Tip 74: Craig Schneider
Yucca root sliced and fried (yucca chips) is becoming very popular, as it is similar in appearance and taste to potato chips, except a little sweeter, and a healthier alternative.
Tip 75: Craig Schneider
If you would like to ripen your bananas faster, place them in a brown paper bag with an apple. Ethylene gas is emitted from the apple, which gets trapped in the bag, and speeds the ripening process of the bananas. If they ripen too fast for you to eat, simply peel, and mash up, and freeze for later use in a banana bread or fruit smoothie.

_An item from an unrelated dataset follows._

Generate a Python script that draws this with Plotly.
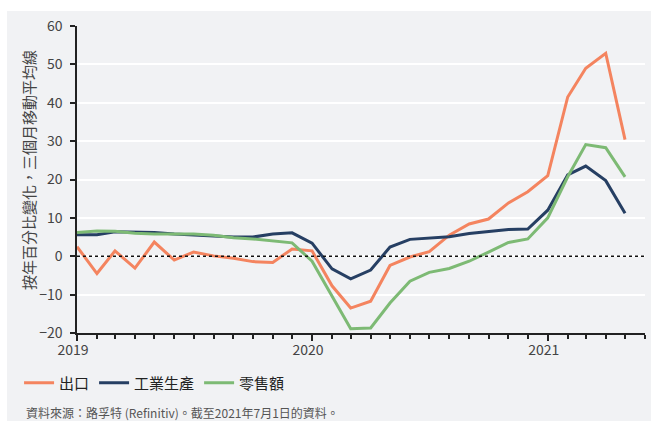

Tip 76: Dominic DiFrancesco
Use your fresh, local produce whenever available. This will support your area farmers and allow you to deliver the highest quality dishes to your guests or family.
Tip 77: Jennifer Gavin
No juicer for your lemon? No worries, microwave the lemon for 10 seconds, cut in half and squeeze the lemon between a pair of tongs to get the most juice!
Tip 78: Bonnie Appetit
Keep citrus fruit separate from other fruits. Citrus causes other fruits to ripen very quickly. But if you want to speed up the ripening process, throw an orange or lemon into your fruit bowl.
Tip 79: Bonnie Appetit
Don't keep your tomatoes in the fridge! It ruins the flesh!
Tip 80: Polly Holladay
Make sure to smell asparagus before purchasing. The tops should be firm and have no odor.
Tip 81: Vinny Accardi
Don't shock pasta in water after cooking! Take the pasta out a minute or 2 early, drain the water, coat with oil and let cool on a tray. It keeps the starch inside the pasta and helps the sauce stick to the pasta.
Tip 82: Salvatore Coppola
Always remember, even after draining pasta, it's still cooking! If you are planning on mixing your pasta in sauce, this will also continue to cook it. It's important to consider this in overall preparation time, especially if you'd like the pasta al dente. Save some pasta water because it can be helpful when cooking pasta and use garlic and oil sauce, or some orecchiette with broccoli rabe and anchovies. The pasta water will help the dish not dry up and maintain flavor.
Tip 83: Jim McGloin
When cooking pasta, make sure to salt the water. It should taste like the ocean.
Tip 84: Boris Poleschuk
Always use high quality cookware. It looks better, cooks better and lasts forever.
Tip 85: Boris Poleschuk
When aluminum pans look dull, boil some apple peels in them. This will brighten up the aluminum.
Tip 86: Mikey Termini
If you don't have a grill brush on hand, you can use a piece of balled up tin foil to clean the grill.
Tip 87: Mikey Termini
When a knife is falling off your cutting board, it's always your first instinct to grab it. Never try and grab a falling knife. Just step back and let it fall to the floor.
Tip 88: Rock Harper
Invest in a classic cast iron skillet. With the even distribution and holding of heat, they are the best metal to cook with. They're inexpensive too!
Tip 89: Jennifer Gavin
Line your measuring utensil in plastic wrap when measuring peanut butter or shortening. Helps prevent a sticky situation.
Tip 90: Elsie Ramos
If the bottom of your pot or pan begins to burn, peel and cut an onion in half and place the cut side down deep into your dish so your food is not left with the burn smell.
Tip 91: Boris Poleschuk
Make sure to sanitize and change the cutting board to prevent cross contamination.
Tip 92: Emily Kutchins
When cooking on a budget, choose a seasonal ingredient to showcase your dish. Locally grown and seasonal ingredients will add great flavor and nutrition to your dish.
Tip 93: Colleen Cleek
A sprig of dill will perk up almost any soup, salad, or main dish. The feathery leaves enhance seafood sauces, salad dressings and soups. Leaves can be dried or frozen. Simply snip off some as needed.
Tip 94: Colleen Cleek
Pour vanilla extract on a piece of cotton and place it in the back of the refrigerator to eliminate odors. It's an alternative to using a box of baking soda.
Tip 95: Ji Cha
When peeling ginger, shave it off with a spoon. So much easier and less waste.
Tip 96: Shayna Raichilson
Always use dried herbs for cooking and fresh herbs for finishing (adding at the last possible moment).
Tip 97: Vanessa Gunnell
Use a fork to quickly separate parsley leaves from stems. Just run the fork toward the leaves backwards.
Tip 98: Ed Battaglia
Taste as you cook to maintain proper seasoning.